[START MATERIAL PROVIDED]

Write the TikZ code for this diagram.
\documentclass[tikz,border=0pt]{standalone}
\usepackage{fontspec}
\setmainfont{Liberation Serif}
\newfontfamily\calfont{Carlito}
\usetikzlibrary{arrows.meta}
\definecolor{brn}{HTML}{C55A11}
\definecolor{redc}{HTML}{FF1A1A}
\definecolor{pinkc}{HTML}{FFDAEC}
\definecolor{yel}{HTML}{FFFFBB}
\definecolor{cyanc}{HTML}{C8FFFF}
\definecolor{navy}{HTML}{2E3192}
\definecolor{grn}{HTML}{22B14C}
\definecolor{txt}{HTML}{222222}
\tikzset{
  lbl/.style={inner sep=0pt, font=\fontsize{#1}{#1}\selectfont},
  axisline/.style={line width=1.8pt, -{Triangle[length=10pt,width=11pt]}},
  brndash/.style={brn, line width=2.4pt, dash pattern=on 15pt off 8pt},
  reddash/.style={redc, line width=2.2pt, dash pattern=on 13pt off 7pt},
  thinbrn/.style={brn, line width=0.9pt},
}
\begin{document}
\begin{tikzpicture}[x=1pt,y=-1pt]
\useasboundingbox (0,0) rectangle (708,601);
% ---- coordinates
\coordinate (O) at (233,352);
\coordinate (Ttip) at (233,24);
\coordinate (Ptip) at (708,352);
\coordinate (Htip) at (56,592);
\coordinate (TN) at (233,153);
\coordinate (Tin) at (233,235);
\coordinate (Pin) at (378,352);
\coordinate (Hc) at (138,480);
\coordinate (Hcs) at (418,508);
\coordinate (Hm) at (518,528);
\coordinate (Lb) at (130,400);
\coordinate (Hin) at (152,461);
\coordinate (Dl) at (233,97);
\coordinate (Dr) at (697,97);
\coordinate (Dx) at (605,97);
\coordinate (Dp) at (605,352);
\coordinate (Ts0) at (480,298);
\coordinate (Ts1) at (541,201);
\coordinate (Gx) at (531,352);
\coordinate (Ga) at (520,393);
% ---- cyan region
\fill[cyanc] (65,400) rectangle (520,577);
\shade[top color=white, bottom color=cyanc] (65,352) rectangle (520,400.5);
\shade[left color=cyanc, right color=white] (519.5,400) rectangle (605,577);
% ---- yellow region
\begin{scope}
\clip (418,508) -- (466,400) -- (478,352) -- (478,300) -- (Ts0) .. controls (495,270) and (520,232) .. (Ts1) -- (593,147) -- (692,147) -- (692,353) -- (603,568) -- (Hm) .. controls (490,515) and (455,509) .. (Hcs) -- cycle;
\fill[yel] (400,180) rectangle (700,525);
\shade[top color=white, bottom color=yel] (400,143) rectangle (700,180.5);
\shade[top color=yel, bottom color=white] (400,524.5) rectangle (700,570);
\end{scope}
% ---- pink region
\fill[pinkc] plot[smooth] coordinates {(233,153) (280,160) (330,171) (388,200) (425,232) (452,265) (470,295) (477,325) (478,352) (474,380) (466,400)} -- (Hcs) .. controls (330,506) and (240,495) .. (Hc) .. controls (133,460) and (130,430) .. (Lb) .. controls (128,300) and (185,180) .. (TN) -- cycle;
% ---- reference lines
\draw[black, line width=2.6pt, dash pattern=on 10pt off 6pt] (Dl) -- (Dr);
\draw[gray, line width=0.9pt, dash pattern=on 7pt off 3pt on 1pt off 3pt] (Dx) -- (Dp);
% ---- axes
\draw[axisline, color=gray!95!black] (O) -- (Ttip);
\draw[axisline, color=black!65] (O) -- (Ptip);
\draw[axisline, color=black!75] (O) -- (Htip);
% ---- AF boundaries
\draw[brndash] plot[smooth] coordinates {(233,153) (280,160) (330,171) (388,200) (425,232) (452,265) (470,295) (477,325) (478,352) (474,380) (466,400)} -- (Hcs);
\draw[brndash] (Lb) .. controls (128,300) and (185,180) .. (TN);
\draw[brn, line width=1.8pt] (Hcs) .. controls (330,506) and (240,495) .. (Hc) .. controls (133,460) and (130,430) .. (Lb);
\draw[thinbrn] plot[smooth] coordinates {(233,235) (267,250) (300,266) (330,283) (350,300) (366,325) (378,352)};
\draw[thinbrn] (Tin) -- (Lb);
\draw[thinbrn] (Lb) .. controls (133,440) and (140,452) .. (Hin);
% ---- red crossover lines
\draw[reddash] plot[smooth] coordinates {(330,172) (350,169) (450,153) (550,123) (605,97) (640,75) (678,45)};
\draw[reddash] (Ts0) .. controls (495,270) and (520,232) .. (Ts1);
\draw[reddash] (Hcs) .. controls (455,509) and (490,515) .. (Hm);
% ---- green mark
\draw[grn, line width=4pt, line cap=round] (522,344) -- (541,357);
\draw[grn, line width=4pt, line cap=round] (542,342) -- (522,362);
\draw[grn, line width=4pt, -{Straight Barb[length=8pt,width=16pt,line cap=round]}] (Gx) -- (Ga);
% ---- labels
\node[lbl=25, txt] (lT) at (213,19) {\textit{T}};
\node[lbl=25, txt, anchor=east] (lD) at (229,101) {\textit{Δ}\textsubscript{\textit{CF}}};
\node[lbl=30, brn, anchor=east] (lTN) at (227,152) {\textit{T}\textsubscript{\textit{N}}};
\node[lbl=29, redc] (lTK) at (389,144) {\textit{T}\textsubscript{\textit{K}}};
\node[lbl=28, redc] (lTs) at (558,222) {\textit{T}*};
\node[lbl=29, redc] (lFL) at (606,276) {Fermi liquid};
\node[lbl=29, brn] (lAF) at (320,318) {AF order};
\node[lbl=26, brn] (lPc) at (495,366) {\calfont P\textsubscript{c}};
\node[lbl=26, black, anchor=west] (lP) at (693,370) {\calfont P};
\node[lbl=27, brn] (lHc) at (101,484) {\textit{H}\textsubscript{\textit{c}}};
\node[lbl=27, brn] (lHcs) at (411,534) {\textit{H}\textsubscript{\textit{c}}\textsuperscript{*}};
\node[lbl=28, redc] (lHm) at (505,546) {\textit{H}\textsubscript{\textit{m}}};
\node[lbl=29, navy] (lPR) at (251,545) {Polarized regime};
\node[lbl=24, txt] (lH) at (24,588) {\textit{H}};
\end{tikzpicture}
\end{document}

[END MATERIAL PROVIDED]

Return the listing above word for word.

Write the TikZ code for this diagram.
\documentclass[tikz,border=0pt]{standalone}
\usepackage{fontspec}
\setmainfont{Liberation Serif}
\newfontfamily\calfont{Carlito}
\usetikzlibrary{arrows.meta}
\definecolor{brn}{HTML}{C55A11}
\definecolor{redc}{HTML}{FF1A1A}
\definecolor{pinkc}{HTML}{FFDAEC}
\definecolor{yel}{HTML}{FFFFBB}
\definecolor{cyanc}{HTML}{C8FFFF}
\definecolor{navy}{HTML}{2E3192}
\definecolor{grn}{HTML}{22B14C}
\definecolor{txt}{HTML}{222222}
\tikzset{
  lbl/.style={inner sep=0pt, font=\fontsize{#1}{#1}\selectfont},
  axisline/.style={line width=1.8pt, -{Triangle[length=10pt,width=11pt]}},
  brndash/.style={brn, line width=2.4pt, dash pattern=on 15pt off 8pt},
  reddash/.style={redc, line width=2.2pt, dash pattern=on 13pt off 7pt},
  thinbrn/.style={brn, line width=0.9pt},
}
\begin{document}
\begin{tikzpicture}[x=1pt,y=-1pt]
\useasboundingbox (0,0) rectangle (708,601);
% ---- coordinates
\coordinate (O) at (233,352);
\coordinate (Ttip) at (233,24);
\coordinate (Ptip) at (708,352);
\coordinate (Htip) at (56,592);
\coordinate (TN) at (233,153);
\coordinate (Tin) at (233,235);
\coordinate (Pin) at (378,352);
\coordinate (Hc) at (138,480);
\coordinate (Hcs) at (418,508);
\coordinate (Hm) at (518,528);
\coordinate (Lb) at (130,400);
\coordinate (Hin) at (152,461);
\coordinate (Dl) at (233,97);
\coordinate (Dr) at (697,97);
\coordinate (Dx) at (605,97);
\coordinate (Dp) at (605,352);
\coordinate (Ts0) at (480,298);
\coordinate (Ts1) at (541,201);
\coordinate (Gx) at (531,352);
\coordinate (Ga) at (520,393);
% ---- cyan region
\fill[cyanc] (65,400) rectangle (520,577);
\shade[top color=white, bottom color=cyanc] (65,352) rectangle (520,400.5);
\shade[left color=cyanc, right color=white] (519.5,400) rectangle (605,577);
% ---- yellow region
\begin{scope}
\clip (418,508) -- (466,400) -- (478,352) -- (478,300) -- (Ts0) .. controls (495,270) and (520,232) .. (Ts1) -- (593,147) -- (692,147) -- (692,353) -- (603,568) -- (Hm) .. controls (490,515) and (455,509) .. (Hcs) -- cycle;
\fill[yel] (400,180) rectangle (700,525);
\shade[top color=white, bottom color=yel] (400,143) rectangle (700,180.5);
\shade[top color=yel, bottom color=white] (400,524.5) rectangle (700,570);
\end{scope}
% ---- pink region
\fill[pinkc] plot[smooth] coordinates {(233,153) (280,160) (330,171) (388,200) (425,232) (452,265) (470,295) (477,325) (478,352) (474,380) (466,400)} -- (Hcs) .. controls (330,506) and (240,495) .. (Hc) .. controls (133,460) and (130,430) .. (Lb) .. controls (128,300) and (185,180) .. (TN) -- cycle;
% ---- reference lines
\draw[black, line width=2.6pt, dash pattern=on 10pt off 6pt] (Dl) -- (Dr);
\draw[gray, line width=0.9pt, dash pattern=on 7pt off 3pt on 1pt off 3pt] (Dx) -- (Dp);
% ---- axes
\draw[axisline, color=gray!95!black] (O) -- (Ttip);
\draw[axisline, color=black!65] (O) -- (Ptip);
\draw[axisline, color=black!75] (O) -- (Htip);
% ---- AF boundaries
\draw[brndash] plot[smooth] coordinates {(233,153) (280,160) (330,171) (388,200) (425,232) (452,265) (470,295) (477,325) (478,352) (474,380) (466,400)} -- (Hcs);
\draw[brndash] (Lb) .. controls (128,300) and (185,180) .. (TN);
\draw[brn, line width=1.8pt] (Hcs) .. controls (330,506) and (240,495) .. (Hc) .. controls (133,460) and (130,430) .. (Lb);
\draw[thinbrn] plot[smooth] coordinates {(233,235) (267,250) (300,266) (330,283) (350,300) (366,325) (378,352)};
\draw[thinbrn] (Tin) -- (Lb);
\draw[thinbrn] (Lb) .. controls (133,440) and (140,452) .. (Hin);
% ---- red crossover lines
\draw[reddash] plot[smooth] coordinates {(330,172) (350,169) (450,153) (550,123) (605,97) (640,75) (678,45)};
\draw[reddash] (Ts0) .. controls (495,270) and (520,232) .. (Ts1);
\draw[reddash] (Hcs) .. controls (455,509) and (490,515) .. (Hm);
% ---- green mark
\draw[grn, line width=4pt, line cap=round] (522,344) -- (541,357);
\draw[grn, line width=4pt, line cap=round] (542,342) -- (522,362);
\draw[grn, line width=4pt, -{Straight Barb[length=8pt,width=16pt,line cap=round]}] (Gx) -- (Ga);
% ---- labels
\node[lbl=25, txt] (lT) at (213,19) {\textit{T}};
\node[lbl=25, txt, anchor=east] (lD) at (229,101) {\textit{Δ}\textsubscript{\textit{CF}}};
\node[lbl=30, brn, anchor=east] (lTN) at (227,152) {\textit{T}\textsubscript{\textit{N}}};
\node[lbl=29, redc] (lTK) at (389,144) {\textit{T}\textsubscript{\textit{K}}};
\node[lbl=28, redc] (lTs) at (558,222) {\textit{T}*};
\node[lbl=29, redc] (lFL) at (606,276) {Fermi liquid};
\node[lbl=29, brn] (lAF) at (320,318) {AF order};
\node[lbl=26, brn] (lPc) at (495,366) {\calfont P\textsubscript{c}};
\node[lbl=26, black, anchor=west] (lP) at (693,370) {\calfont P};
\node[lbl=27, brn] (lHc) at (101,484) {\textit{H}\textsubscript{\textit{c}}};
\node[lbl=27, brn] (lHcs) at (411,534) {\textit{H}\textsubscript{\textit{c}}\textsuperscript{*}};
\node[lbl=28, redc] (lHm) at (505,546) {\textit{H}\textsubscript{\textit{m}}};
\node[lbl=29, navy] (lPR) at (251,545) {Polarized regime};
\node[lbl=24, txt] (lH) at (24,588) {\textit{H}};
\end{tikzpicture}
\end{document}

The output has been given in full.